>> start

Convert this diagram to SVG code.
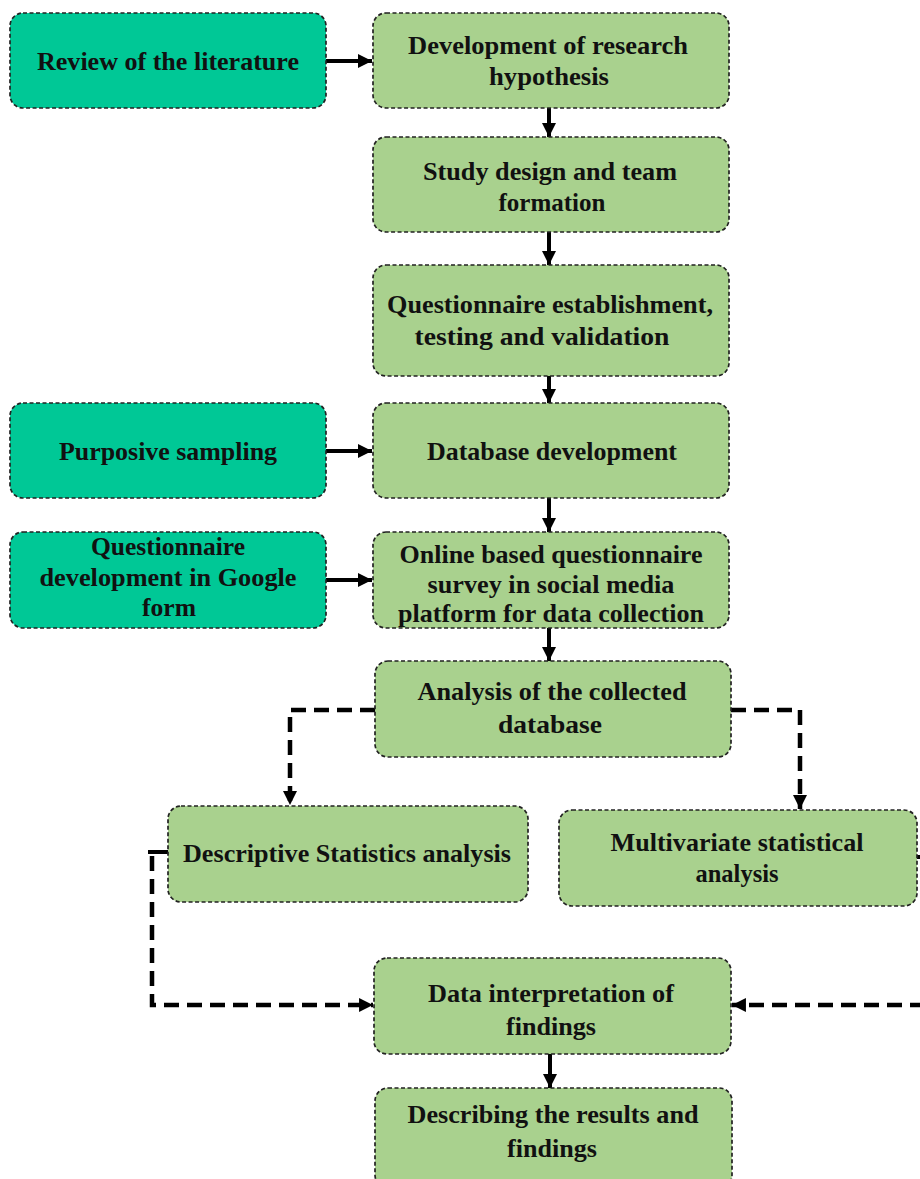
<svg xmlns="http://www.w3.org/2000/svg" width="920" height="1179" viewBox="0 0 920 1179">
<style>
.box{stroke:#222;stroke-width:1.7;stroke-dasharray:4 2.5}
.teal{fill:#00C896}
.green{fill:#A9D18E}
text{font-family:"Liberation Serif","Times New Roman",serif;font-weight:bold;font-size:26px;fill:#111}
.solid{stroke:#000;stroke-width:4;fill:none}
.dash{stroke:#000;stroke-width:4.5;fill:none;stroke-dasharray:15 8}
</style>
<defs>
<marker id="ah" viewBox="0 0 10 10" refX="10" refY="5" markerWidth="3.6" markerHeight="3.6" orient="auto" markerUnits="strokeWidth">
<path d="M0,0 L10,5 L0,10 z" fill="#000"/>
</marker>
<marker id="ahd" viewBox="0 0 10 10" refX="10" refY="5" markerWidth="3.1" markerHeight="3.1" orient="auto" markerUnits="strokeWidth">
<path d="M0,0 L10,5 L0,10 z" fill="#000"/>
</marker>
</defs>
<rect width="920" height="1179" fill="#fff"/>

<g id="connectors">
<line class="solid" x1="326" y1="61" x2="372" y2="61" marker-end="url(#ah)"/>
<line class="solid" x1="549" y1="108" x2="549" y2="137" marker-end="url(#ah)"/>
<line class="solid" x1="549" y1="232" x2="549" y2="265" marker-end="url(#ah)"/>
<line class="solid" x1="549" y1="376" x2="549" y2="403" marker-end="url(#ah)"/>
<line class="solid" x1="326" y1="451" x2="372" y2="451" marker-end="url(#ah)"/>
<line class="solid" x1="549" y1="498" x2="549" y2="532" marker-end="url(#ah)"/>
<line class="solid" x1="326" y1="580" x2="372" y2="580" marker-end="url(#ah)"/>
<line class="solid" x1="549" y1="628" x2="549" y2="661" marker-end="url(#ah)"/>
<path class="dash" d="M375,710 H290 V805" marker-end="url(#ahd)"/>
<path class="dash" d="M731,710 H800 V809" marker-end="url(#ahd)"/>
<line class="solid" x1="148" y1="852" x2="168" y2="852"/>
<path class="dash" d="M152,856 V1005 H373" marker-end="url(#ahd)"/>
<line class="solid" x1="917" y1="857" x2="925" y2="857"/>
<path class="dash" d="M925,1005 H732" marker-end="url(#ahd)"/>
<line class="solid" x1="550" y1="1054" x2="550" y2="1088" marker-end="url(#ah)"/>
</g>

<g id="n-review">
<rect class="box teal" x="10" y="13" width="316" height="95" rx="13"/>
<text x="168" y="70" text-anchor="middle" textLength="262" lengthAdjust="spacingAndGlyphs">Review of the literature</text>
</g>
<g id="n-hypothesis">
<rect class="box green" x="373" y="13" width="356" height="95" rx="13"/>
<text x="548" y="54" text-anchor="middle" textLength="280" lengthAdjust="spacingAndGlyphs">Development of research</text>
<text x="549" y="85" text-anchor="middle" textLength="120" lengthAdjust="spacingAndGlyphs">hypothesis</text>
</g>
<g id="n-study">
<rect class="box green" x="373" y="137" width="356" height="95" rx="13"/>
<text x="550" y="180" text-anchor="middle" textLength="254" lengthAdjust="spacingAndGlyphs">Study design and team</text>
<text x="552" y="211" text-anchor="middle" textLength="107" lengthAdjust="spacingAndGlyphs">formation</text>
</g>
<g id="n-questionnaire">
<rect class="box green" x="373" y="265" width="356" height="111" rx="13"/>
<text x="550" y="313" text-anchor="middle" textLength="326" lengthAdjust="spacingAndGlyphs">Questionnaire establishment,</text>
<text x="542" y="345" text-anchor="middle" textLength="255" lengthAdjust="spacingAndGlyphs">testing and validation</text>
</g>
<g id="n-sampling">
<rect class="box teal" x="10" y="403" width="316" height="95" rx="13"/>
<text x="168" y="460" text-anchor="middle" textLength="218" lengthAdjust="spacingAndGlyphs">Purposive sampling</text>
</g>
<g id="n-database">
<rect class="box green" x="373" y="403" width="356" height="95" rx="13"/>
<text x="552" y="460" text-anchor="middle" textLength="250" lengthAdjust="spacingAndGlyphs">Database development</text>
</g>
<g id="n-google">
<rect class="box teal" x="10" y="532" width="316" height="96" rx="13"/>
<text x="168" y="555" text-anchor="middle" textLength="154" lengthAdjust="spacingAndGlyphs">Questionnaire</text>
<text x="168" y="586" text-anchor="middle" textLength="257" lengthAdjust="spacingAndGlyphs">development in Google</text>
<text x="169" y="616" text-anchor="middle" textLength="54" lengthAdjust="spacingAndGlyphs">form</text>
</g>
<g id="n-online">
<rect class="box green" x="373" y="532" width="356" height="96" rx="13"/>
<text x="551" y="563" text-anchor="middle" textLength="303" lengthAdjust="spacingAndGlyphs">Online based questionnaire</text>
<text x="551" y="593" text-anchor="middle" textLength="247" lengthAdjust="spacingAndGlyphs">survey in social media</text>
<text x="551" y="622" text-anchor="middle" textLength="306" lengthAdjust="spacingAndGlyphs">platform for data collection</text>
</g>
<g id="n-analysis">
<rect class="box green" x="375" y="661" width="356" height="96" rx="13"/>
<text x="552" y="700" text-anchor="middle" textLength="269" lengthAdjust="spacingAndGlyphs">Analysis of the collected</text>
<text x="550" y="733" text-anchor="middle" textLength="104" lengthAdjust="spacingAndGlyphs">database</text>
</g>
<g id="n-descriptive">
<rect class="box green" x="168" y="806" width="360" height="96" rx="13"/>
<text x="347" y="862" text-anchor="middle" textLength="328" lengthAdjust="spacingAndGlyphs">Descriptive Statistics analysis</text>
</g>
<g id="n-multivariate">
<rect class="box green" x="559" y="810" width="358" height="96" rx="13"/>
<text x="737" y="851" text-anchor="middle" textLength="253" lengthAdjust="spacingAndGlyphs">Multivariate statistical</text>
<text x="737" y="882" text-anchor="middle" textLength="83" lengthAdjust="spacingAndGlyphs">analysis</text>
</g>
<g id="n-interpretation">
<rect class="box green" x="374" y="958" width="357" height="96" rx="13"/>
<text x="551" y="1002" text-anchor="middle" textLength="246" lengthAdjust="spacingAndGlyphs">Data interpretation of</text>
<text x="551" y="1035" text-anchor="middle" textLength="90" lengthAdjust="spacingAndGlyphs">findings</text>
</g>
<g id="n-results">
<rect class="box green" x="375" y="1088" width="357" height="100" rx="13"/>
<text x="553" y="1123" text-anchor="middle" textLength="291" lengthAdjust="spacingAndGlyphs">Describing the results and</text>
<text x="552" y="1157" text-anchor="middle" textLength="90" lengthAdjust="spacingAndGlyphs">findings</text>
</g>
</svg>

>> end

▸ **To be done**:
Repeat the material above word for word, please, apart from its images.

▸ **Full output**:
Convert this diagram to SVG code.
<svg xmlns="http://www.w3.org/2000/svg" width="920" height="1179" viewBox="0 0 920 1179">
<style>
.box{stroke:#222;stroke-width:1.7;stroke-dasharray:4 2.5}
.teal{fill:#00C896}
.green{fill:#A9D18E}
text{font-family:"Liberation Serif","Times New Roman",serif;font-weight:bold;font-size:26px;fill:#111}
.solid{stroke:#000;stroke-width:4;fill:none}
.dash{stroke:#000;stroke-width:4.5;fill:none;stroke-dasharray:15 8}
</style>
<defs>
<marker id="ah" viewBox="0 0 10 10" refX="10" refY="5" markerWidth="3.6" markerHeight="3.6" orient="auto" markerUnits="strokeWidth">
<path d="M0,0 L10,5 L0,10 z" fill="#000"/>
</marker>
<marker id="ahd" viewBox="0 0 10 10" refX="10" refY="5" markerWidth="3.1" markerHeight="3.1" orient="auto" markerUnits="strokeWidth">
<path d="M0,0 L10,5 L0,10 z" fill="#000"/>
</marker>
</defs>
<rect width="920" height="1179" fill="#fff"/>

<g id="connectors">
<line class="solid" x1="326" y1="61" x2="372" y2="61" marker-end="url(#ah)"/>
<line class="solid" x1="549" y1="108" x2="549" y2="137" marker-end="url(#ah)"/>
<line class="solid" x1="549" y1="232" x2="549" y2="265" marker-end="url(#ah)"/>
<line class="solid" x1="549" y1="376" x2="549" y2="403" marker-end="url(#ah)"/>
<line class="solid" x1="326" y1="451" x2="372" y2="451" marker-end="url(#ah)"/>
<line class="solid" x1="549" y1="498" x2="549" y2="532" marker-end="url(#ah)"/>
<line class="solid" x1="326" y1="580" x2="372" y2="580" marker-end="url(#ah)"/>
<line class="solid" x1="549" y1="628" x2="549" y2="661" marker-end="url(#ah)"/>
<path class="dash" d="M375,710 H290 V805" marker-end="url(#ahd)"/>
<path class="dash" d="M731,710 H800 V809" marker-end="url(#ahd)"/>
<line class="solid" x1="148" y1="852" x2="168" y2="852"/>
<path class="dash" d="M152,856 V1005 H373" marker-end="url(#ahd)"/>
<line class="solid" x1="917" y1="857" x2="925" y2="857"/>
<path class="dash" d="M925,1005 H732" marker-end="url(#ahd)"/>
<line class="solid" x1="550" y1="1054" x2="550" y2="1088" marker-end="url(#ah)"/>
</g>

<g id="n-review">
<rect class="box teal" x="10" y="13" width="316" height="95" rx="13"/>
<text x="168" y="70" text-anchor="middle" textLength="262" lengthAdjust="spacingAndGlyphs">Review of the literature</text>
</g>
<g id="n-hypothesis">
<rect class="box green" x="373" y="13" width="356" height="95" rx="13"/>
<text x="548" y="54" text-anchor="middle" textLength="280" lengthAdjust="spacingAndGlyphs">Development of research</text>
<text x="549" y="85" text-anchor="middle" textLength="120" lengthAdjust="spacingAndGlyphs">hypothesis</text>
</g>
<g id="n-study">
<rect class="box green" x="373" y="137" width="356" height="95" rx="13"/>
<text x="550" y="180" text-anchor="middle" textLength="254" lengthAdjust="spacingAndGlyphs">Study design and team</text>
<text x="552" y="211" text-anchor="middle" textLength="107" lengthAdjust="spacingAndGlyphs">formation</text>
</g>
<g id="n-questionnaire">
<rect class="box green" x="373" y="265" width="356" height="111" rx="13"/>
<text x="550" y="313" text-anchor="middle" textLength="326" lengthAdjust="spacingAndGlyphs">Questionnaire establishment,</text>
<text x="542" y="345" text-anchor="middle" textLength="255" lengthAdjust="spacingAndGlyphs">testing and validation</text>
</g>
<g id="n-sampling">
<rect class="box teal" x="10" y="403" width="316" height="95" rx="13"/>
<text x="168" y="460" text-anchor="middle" textLength="218" lengthAdjust="spacingAndGlyphs">Purposive sampling</text>
</g>
<g id="n-database">
<rect class="box green" x="373" y="403" width="356" height="95" rx="13"/>
<text x="552" y="460" text-anchor="middle" textLength="250" lengthAdjust="spacingAndGlyphs">Database development</text>
</g>
<g id="n-google">
<rect class="box teal" x="10" y="532" width="316" height="96" rx="13"/>
<text x="168" y="555" text-anchor="middle" textLength="154" lengthAdjust="spacingAndGlyphs">Questionnaire</text>
<text x="168" y="586" text-anchor="middle" textLength="257" lengthAdjust="spacingAndGlyphs">development in Google</text>
<text x="169" y="616" text-anchor="middle" textLength="54" lengthAdjust="spacingAndGlyphs">form</text>
</g>
<g id="n-online">
<rect class="box green" x="373" y="532" width="356" height="96" rx="13"/>
<text x="551" y="563" text-anchor="middle" textLength="303" lengthAdjust="spacingAndGlyphs">Online based questionnaire</text>
<text x="551" y="593" text-anchor="middle" textLength="247" lengthAdjust="spacingAndGlyphs">survey in social media</text>
<text x="551" y="622" text-anchor="middle" textLength="306" lengthAdjust="spacingAndGlyphs">platform for data collection</text>
</g>
<g id="n-analysis">
<rect class="box green" x="375" y="661" width="356" height="96" rx="13"/>
<text x="552" y="700" text-anchor="middle" textLength="269" lengthAdjust="spacingAndGlyphs">Analysis of the collected</text>
<text x="550" y="733" text-anchor="middle" textLength="104" lengthAdjust="spacingAndGlyphs">database</text>
</g>
<g id="n-descriptive">
<rect class="box green" x="168" y="806" width="360" height="96" rx="13"/>
<text x="347" y="862" text-anchor="middle" textLength="328" lengthAdjust="spacingAndGlyphs">Descriptive Statistics analysis</text>
</g>
<g id="n-multivariate">
<rect class="box green" x="559" y="810" width="358" height="96" rx="13"/>
<text x="737" y="851" text-anchor="middle" textLength="253" lengthAdjust="spacingAndGlyphs">Multivariate statistical</text>
<text x="737" y="882" text-anchor="middle" textLength="83" lengthAdjust="spacingAndGlyphs">analysis</text>
</g>
<g id="n-interpretation">
<rect class="box green" x="374" y="958" width="357" height="96" rx="13"/>
<text x="551" y="1002" text-anchor="middle" textLength="246" lengthAdjust="spacingAndGlyphs">Data interpretation of</text>
<text x="551" y="1035" text-anchor="middle" textLength="90" lengthAdjust="spacingAndGlyphs">findings</text>
</g>
<g id="n-results">
<rect class="box green" x="375" y="1088" width="357" height="100" rx="13"/>
<text x="553" y="1123" text-anchor="middle" textLength="291" lengthAdjust="spacingAndGlyphs">Describing the results and</text>
<text x="552" y="1157" text-anchor="middle" textLength="90" lengthAdjust="spacingAndGlyphs">findings</text>
</g>
</svg>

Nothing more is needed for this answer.